### DATA EXCERPTS ###
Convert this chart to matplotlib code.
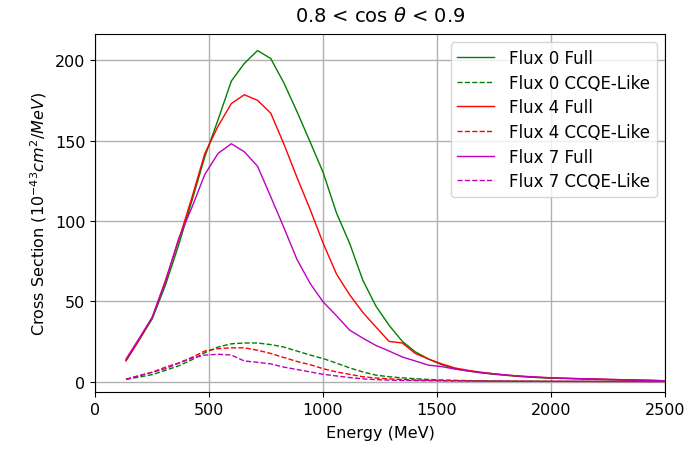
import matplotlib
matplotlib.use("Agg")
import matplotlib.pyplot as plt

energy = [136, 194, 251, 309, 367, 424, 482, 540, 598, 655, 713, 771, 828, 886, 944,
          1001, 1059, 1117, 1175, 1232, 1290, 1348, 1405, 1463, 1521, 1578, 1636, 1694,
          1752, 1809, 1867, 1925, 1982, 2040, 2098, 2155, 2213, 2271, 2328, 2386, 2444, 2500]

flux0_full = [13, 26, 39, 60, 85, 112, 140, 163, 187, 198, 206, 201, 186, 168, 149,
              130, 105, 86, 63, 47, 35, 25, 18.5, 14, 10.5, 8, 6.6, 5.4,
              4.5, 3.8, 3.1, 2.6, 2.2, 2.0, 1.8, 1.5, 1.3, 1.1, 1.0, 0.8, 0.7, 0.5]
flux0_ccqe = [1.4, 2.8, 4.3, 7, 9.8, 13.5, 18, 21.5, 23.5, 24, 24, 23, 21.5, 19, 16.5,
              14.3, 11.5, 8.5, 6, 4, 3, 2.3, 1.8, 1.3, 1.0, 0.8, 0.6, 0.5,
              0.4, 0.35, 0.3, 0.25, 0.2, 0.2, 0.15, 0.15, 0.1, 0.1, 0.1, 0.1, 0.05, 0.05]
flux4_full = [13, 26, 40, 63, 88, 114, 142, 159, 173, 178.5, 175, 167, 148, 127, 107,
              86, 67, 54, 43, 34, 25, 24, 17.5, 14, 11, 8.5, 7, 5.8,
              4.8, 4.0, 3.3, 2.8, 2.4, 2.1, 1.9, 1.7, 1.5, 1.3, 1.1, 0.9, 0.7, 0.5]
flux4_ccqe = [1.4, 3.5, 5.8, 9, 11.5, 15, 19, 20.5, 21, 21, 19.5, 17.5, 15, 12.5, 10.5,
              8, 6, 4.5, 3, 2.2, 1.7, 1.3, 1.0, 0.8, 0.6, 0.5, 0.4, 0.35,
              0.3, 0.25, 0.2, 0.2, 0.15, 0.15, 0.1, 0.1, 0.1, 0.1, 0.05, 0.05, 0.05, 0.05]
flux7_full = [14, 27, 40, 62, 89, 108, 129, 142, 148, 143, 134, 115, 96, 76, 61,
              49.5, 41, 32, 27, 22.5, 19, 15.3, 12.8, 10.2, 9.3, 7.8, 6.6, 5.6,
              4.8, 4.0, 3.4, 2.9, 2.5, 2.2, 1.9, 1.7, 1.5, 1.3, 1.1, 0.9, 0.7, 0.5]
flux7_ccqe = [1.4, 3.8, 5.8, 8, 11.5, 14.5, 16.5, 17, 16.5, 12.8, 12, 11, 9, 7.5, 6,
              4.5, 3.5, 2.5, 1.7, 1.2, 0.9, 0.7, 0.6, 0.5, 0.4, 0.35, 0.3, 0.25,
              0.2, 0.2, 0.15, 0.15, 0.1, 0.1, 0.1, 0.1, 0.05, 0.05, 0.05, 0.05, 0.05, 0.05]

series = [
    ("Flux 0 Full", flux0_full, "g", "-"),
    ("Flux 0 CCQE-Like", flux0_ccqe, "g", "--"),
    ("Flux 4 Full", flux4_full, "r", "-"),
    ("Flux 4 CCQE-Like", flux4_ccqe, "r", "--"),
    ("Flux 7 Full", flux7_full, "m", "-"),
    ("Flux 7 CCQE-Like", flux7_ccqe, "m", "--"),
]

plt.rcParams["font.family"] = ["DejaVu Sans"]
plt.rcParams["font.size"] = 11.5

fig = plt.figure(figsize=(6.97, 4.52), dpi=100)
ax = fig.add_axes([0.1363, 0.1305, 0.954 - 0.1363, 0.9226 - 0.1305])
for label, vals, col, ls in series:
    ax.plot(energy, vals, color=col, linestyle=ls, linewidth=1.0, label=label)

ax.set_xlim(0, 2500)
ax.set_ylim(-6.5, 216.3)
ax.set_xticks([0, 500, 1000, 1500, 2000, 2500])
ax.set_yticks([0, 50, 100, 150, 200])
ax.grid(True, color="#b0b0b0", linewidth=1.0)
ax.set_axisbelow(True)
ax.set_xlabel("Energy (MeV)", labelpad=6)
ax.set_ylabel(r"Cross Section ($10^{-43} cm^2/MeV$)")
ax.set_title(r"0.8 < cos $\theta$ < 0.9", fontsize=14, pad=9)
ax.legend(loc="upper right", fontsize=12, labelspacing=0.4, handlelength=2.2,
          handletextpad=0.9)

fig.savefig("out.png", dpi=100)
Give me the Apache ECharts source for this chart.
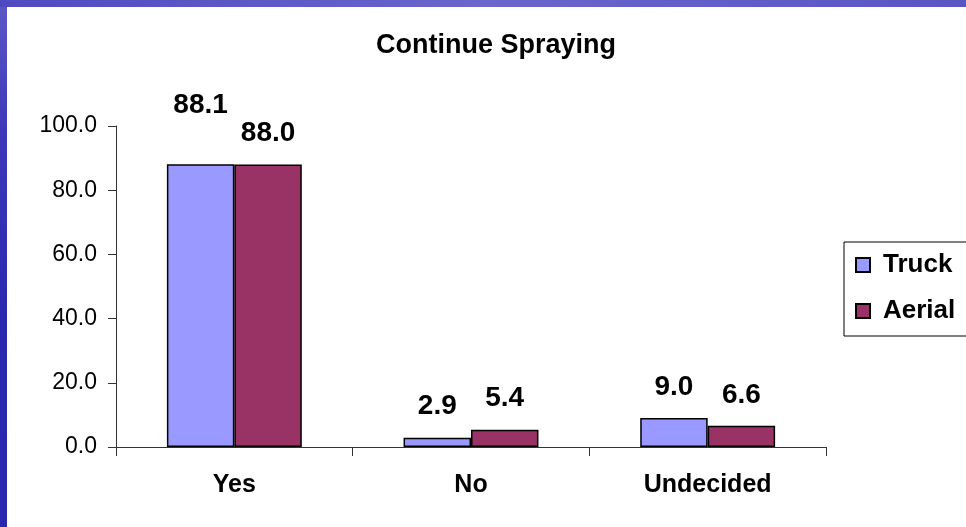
###
Extract, word for word, each line from the top of the data down to and including the line with "2386, 2444, 2500]"; skip the pictures.

SOLUTION TO THIS TASK:
Convert this chart to matplotlib code.
import matplotlib
matplotlib.use("Agg")
import matplotlib.pyplot as plt

energy = [136, 194, 251, 309, 367, 424, 482, 540, 598, 655, 713, 771, 828, 886, 944,
          1001, 1059, 1117, 1175, 1232, 1290, 1348, 1405, 1463, 1521, 1578, 1636, 1694,
          1752, 1809, 1867, 1925, 1982, 2040, 2098, 2155, 2213, 2271, 2328, 2386, 2444, 2500]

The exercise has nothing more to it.